=== EXERCISE PROMPT ===
Leaving the pictures out, print the lines from the first line of the listing through the line containing "ax.bar(x + 0.2, y2021, width=w, color=dark)", exactly as they read, and no others.

=== GIVEN INFORMATION ===
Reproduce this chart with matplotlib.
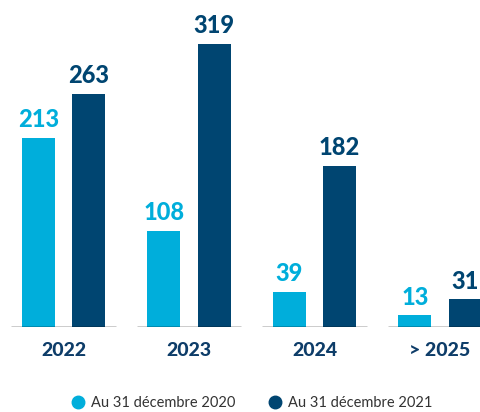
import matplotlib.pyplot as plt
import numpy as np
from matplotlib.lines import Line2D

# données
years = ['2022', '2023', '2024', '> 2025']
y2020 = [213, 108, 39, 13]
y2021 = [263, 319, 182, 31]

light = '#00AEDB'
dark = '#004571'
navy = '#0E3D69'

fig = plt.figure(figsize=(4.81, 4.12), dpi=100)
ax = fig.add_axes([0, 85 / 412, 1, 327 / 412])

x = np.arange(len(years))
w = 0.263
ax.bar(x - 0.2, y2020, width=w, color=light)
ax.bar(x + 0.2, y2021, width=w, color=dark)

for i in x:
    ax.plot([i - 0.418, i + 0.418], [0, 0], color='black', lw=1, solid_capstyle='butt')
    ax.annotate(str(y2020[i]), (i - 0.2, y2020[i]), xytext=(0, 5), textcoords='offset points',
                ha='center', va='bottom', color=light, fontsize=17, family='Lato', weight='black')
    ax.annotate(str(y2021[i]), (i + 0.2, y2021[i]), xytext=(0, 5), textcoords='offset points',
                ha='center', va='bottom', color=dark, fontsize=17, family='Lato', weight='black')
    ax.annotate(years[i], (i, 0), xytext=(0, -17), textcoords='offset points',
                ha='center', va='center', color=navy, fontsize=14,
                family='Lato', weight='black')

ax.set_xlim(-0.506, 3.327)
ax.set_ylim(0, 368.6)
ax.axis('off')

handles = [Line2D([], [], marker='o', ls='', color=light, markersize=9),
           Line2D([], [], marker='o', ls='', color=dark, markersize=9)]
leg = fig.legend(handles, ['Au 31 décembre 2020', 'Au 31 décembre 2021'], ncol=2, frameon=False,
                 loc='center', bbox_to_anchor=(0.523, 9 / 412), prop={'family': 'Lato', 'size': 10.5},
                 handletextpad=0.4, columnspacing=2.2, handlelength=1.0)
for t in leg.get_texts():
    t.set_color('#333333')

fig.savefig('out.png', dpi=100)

=== CORRECT RESPONSE ===
Reproduce this chart with matplotlib.
import matplotlib.pyplot as plt
import numpy as np
from matplotlib.lines import Line2D

# données
years = ['2022', '2023', '2024', '> 2025']
y2020 = [213, 108, 39, 13]
y2021 = [263, 319, 182, 31]

light = '#00AEDB'
dark = '#004571'
navy = '#0E3D69'

fig = plt.figure(figsize=(4.81, 4.12), dpi=100)
ax = fig.add_axes([0, 85 / 412, 1, 327 / 412])

x = np.arange(len(years))
w = 0.263
ax.bar(x - 0.2, y2020, width=w, color=light)
ax.bar(x + 0.2, y2021, width=w, color=dark)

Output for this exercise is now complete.